One would think that U.S. military and political leaders would exercise greater caution. Indeed, the current crop of officials should have learned that lesson from the April 2001 crisis that erupted when a U.S. surveillance plane collided with a Chinese fighter. That incident led to a very tense confrontation between Beijing and Washington and hardliners on both sides engaged in shameless jingoism. Fortunately, more sober officials in George W. Bush’s administration prevailed and resolved the quarrel through diplomacy.

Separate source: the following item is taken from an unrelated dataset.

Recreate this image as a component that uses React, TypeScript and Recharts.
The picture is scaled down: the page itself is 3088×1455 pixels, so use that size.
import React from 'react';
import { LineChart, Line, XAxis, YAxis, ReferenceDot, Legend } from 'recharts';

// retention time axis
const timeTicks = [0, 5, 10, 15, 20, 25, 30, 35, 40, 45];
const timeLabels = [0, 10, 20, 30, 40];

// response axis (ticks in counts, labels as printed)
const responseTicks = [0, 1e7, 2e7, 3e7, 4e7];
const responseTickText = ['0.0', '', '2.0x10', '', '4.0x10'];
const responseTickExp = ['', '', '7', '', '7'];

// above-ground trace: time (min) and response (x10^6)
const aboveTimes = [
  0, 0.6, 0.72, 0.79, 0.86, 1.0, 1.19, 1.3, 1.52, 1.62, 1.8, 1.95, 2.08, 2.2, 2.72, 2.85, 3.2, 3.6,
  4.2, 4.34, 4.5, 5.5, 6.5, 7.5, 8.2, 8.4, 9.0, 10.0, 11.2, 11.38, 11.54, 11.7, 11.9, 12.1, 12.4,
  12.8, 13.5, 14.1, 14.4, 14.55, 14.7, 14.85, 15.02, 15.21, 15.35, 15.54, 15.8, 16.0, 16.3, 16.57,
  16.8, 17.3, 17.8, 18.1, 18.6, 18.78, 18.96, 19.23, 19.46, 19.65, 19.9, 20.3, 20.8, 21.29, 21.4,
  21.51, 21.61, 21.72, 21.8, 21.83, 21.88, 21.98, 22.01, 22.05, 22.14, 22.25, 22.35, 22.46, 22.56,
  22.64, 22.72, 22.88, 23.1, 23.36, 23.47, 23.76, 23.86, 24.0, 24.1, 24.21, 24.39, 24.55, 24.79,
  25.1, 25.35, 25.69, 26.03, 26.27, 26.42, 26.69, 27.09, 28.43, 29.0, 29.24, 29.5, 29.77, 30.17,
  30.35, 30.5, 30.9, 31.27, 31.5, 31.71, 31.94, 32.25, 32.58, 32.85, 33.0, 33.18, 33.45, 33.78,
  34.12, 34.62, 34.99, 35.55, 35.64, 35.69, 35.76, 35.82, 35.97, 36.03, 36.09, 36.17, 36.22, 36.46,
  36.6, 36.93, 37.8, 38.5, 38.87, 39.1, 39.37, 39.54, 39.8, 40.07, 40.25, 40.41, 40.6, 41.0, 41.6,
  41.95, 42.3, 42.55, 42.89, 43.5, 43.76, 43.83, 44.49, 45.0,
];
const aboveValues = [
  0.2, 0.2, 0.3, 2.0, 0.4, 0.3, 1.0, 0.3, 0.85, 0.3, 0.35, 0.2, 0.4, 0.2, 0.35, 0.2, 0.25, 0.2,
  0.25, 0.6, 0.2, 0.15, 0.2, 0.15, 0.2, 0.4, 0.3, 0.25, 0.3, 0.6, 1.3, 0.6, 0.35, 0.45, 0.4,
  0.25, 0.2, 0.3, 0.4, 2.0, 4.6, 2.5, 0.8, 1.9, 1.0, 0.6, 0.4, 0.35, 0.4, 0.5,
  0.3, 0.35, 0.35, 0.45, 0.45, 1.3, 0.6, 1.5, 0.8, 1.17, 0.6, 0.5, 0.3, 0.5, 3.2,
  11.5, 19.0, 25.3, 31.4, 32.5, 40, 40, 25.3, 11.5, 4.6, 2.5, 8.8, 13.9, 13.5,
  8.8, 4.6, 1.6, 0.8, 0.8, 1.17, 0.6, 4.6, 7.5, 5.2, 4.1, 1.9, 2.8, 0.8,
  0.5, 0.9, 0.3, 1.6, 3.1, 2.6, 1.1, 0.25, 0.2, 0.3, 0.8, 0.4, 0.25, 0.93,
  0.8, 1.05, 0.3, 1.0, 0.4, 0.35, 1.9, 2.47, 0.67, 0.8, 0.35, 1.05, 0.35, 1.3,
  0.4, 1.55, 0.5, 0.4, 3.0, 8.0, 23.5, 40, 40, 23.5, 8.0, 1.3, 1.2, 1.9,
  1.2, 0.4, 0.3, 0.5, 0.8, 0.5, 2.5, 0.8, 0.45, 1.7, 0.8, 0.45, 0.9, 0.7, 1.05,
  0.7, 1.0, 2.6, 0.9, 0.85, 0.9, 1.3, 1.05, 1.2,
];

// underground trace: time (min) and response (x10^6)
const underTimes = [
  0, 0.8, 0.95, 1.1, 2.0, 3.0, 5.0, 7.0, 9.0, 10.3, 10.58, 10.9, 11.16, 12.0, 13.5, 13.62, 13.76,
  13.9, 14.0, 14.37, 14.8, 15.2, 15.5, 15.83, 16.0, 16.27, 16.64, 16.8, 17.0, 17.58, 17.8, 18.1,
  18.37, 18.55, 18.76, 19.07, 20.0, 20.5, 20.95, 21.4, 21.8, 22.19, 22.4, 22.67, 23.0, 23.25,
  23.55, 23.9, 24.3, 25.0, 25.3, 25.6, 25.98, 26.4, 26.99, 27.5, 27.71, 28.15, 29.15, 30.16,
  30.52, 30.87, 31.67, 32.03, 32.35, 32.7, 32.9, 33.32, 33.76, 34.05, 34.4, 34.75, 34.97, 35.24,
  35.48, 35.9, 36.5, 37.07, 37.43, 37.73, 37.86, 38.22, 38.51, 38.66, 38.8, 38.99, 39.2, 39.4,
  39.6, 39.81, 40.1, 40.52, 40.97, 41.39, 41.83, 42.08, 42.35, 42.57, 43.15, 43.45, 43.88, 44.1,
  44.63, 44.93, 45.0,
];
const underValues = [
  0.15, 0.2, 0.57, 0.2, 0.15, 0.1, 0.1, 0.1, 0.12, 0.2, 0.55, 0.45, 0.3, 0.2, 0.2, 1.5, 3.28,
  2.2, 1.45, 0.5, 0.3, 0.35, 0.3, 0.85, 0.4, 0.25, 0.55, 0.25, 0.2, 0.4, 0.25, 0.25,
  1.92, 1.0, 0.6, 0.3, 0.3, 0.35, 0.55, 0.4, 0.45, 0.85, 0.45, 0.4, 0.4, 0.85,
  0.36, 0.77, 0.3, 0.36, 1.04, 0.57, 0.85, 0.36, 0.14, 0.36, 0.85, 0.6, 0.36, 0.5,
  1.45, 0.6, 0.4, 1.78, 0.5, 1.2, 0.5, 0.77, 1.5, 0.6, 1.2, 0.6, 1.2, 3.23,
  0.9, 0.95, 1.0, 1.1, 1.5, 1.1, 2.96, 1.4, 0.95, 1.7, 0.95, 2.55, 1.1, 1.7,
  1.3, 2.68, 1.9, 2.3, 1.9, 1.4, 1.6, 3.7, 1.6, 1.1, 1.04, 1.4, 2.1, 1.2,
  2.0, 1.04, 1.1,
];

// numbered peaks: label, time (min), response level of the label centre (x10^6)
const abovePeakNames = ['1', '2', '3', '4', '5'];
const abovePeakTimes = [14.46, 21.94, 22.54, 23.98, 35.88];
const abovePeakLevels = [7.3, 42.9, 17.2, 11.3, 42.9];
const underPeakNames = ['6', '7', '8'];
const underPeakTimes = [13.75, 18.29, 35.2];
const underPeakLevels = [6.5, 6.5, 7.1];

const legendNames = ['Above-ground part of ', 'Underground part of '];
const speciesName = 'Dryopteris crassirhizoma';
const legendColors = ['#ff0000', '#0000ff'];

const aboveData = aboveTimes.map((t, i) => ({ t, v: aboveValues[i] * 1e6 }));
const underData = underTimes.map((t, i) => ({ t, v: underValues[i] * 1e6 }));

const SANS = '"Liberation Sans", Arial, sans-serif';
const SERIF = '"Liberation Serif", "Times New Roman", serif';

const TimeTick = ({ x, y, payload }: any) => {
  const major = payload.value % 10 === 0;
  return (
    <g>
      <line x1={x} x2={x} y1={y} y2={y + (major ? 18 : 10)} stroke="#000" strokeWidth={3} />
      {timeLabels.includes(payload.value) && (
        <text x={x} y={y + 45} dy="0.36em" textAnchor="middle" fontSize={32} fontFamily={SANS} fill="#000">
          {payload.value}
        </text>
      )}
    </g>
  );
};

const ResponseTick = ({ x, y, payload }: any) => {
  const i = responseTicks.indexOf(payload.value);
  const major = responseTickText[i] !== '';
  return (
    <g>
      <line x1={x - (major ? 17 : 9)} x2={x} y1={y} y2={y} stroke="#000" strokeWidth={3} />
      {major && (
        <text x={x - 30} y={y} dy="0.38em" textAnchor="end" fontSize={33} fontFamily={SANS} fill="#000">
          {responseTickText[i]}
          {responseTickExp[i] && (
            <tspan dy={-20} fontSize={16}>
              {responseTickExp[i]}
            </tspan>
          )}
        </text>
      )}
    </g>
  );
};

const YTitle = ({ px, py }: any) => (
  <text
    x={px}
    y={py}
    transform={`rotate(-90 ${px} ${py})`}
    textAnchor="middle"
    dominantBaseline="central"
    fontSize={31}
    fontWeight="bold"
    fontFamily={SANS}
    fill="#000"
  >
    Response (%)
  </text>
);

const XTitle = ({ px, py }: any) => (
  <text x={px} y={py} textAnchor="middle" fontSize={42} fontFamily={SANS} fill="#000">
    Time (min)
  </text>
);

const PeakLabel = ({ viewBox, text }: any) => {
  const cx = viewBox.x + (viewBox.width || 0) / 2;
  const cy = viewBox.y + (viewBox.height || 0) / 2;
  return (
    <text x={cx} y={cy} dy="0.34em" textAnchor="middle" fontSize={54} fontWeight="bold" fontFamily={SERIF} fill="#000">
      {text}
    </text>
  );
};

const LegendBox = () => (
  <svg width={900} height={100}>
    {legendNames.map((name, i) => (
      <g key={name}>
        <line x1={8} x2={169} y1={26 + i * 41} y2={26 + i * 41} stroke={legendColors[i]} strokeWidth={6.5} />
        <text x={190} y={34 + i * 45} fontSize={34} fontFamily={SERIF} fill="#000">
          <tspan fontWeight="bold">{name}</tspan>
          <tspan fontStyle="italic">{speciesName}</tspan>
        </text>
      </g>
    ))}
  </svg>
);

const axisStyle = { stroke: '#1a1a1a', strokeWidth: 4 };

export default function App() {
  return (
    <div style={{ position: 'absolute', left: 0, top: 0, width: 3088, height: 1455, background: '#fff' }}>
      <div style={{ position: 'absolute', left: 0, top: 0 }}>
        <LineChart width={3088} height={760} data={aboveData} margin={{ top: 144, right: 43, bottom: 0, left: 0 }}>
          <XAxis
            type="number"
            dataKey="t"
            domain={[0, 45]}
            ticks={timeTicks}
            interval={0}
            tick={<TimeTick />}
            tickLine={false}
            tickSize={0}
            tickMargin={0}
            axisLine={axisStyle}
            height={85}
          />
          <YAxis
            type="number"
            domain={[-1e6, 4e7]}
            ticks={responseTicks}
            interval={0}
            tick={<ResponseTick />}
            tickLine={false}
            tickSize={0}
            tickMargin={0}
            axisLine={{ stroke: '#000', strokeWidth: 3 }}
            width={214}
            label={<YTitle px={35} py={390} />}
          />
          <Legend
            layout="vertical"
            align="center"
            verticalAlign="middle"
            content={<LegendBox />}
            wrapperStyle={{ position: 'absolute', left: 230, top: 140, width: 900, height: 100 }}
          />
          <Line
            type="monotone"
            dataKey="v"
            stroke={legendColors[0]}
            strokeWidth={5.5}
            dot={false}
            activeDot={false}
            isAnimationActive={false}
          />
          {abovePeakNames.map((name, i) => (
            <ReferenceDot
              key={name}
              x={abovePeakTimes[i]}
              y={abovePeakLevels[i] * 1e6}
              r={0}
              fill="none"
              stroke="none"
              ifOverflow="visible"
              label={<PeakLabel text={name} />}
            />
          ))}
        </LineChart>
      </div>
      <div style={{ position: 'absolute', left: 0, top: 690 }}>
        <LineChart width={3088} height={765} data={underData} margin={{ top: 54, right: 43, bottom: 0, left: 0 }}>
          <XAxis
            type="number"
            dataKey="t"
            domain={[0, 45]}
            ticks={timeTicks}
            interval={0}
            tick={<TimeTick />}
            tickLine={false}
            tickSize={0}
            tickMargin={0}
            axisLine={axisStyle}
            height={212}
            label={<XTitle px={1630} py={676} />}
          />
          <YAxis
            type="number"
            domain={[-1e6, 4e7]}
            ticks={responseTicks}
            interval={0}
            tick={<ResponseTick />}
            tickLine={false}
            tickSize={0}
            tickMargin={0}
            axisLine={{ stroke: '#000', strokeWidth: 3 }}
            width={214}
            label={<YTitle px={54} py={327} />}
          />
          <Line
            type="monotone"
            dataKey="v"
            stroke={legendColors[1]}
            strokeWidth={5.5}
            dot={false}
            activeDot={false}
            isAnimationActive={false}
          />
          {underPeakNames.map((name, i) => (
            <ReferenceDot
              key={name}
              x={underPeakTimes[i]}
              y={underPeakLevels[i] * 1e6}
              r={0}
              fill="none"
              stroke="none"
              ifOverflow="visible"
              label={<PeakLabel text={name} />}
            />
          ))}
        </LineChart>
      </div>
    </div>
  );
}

It is a safe bet, though, that given the current extent of hostility toward Russia among America’s opinion elites, hawkish types would be even more likely to magnify any crisis involving a similar incident. There would be massive political and media pressure on the White House to take an uncompromising stance against Moscow and “stand up to Vladimir Putin.”
Ratcheting-up the number of surveillance flights near Russia is especially unwise now, given the turbulence in neighboring Belarus as demonstrators try to unseat the country’s longtime autocratic ruler. Belarus is an important Kremlin client state, and Putin already has issued a pointed warning to Western governments not to meddle in that country’s affairs. Relations between Russia and the West, which have been deteriorating for years, are especially tense at the moment. An incident similar to the 2001 episode with China could easily escalate out of control.
It is highly unlikely that the information gathered from spy planes flying off of the Russian coast add so much to the intelligence already available from satellites and other means that it is worth the risk of an aerial collision and the dangerous diplomatic and military fallout that would ensue. The Pentagon needs to stop its provocative conduct immediately.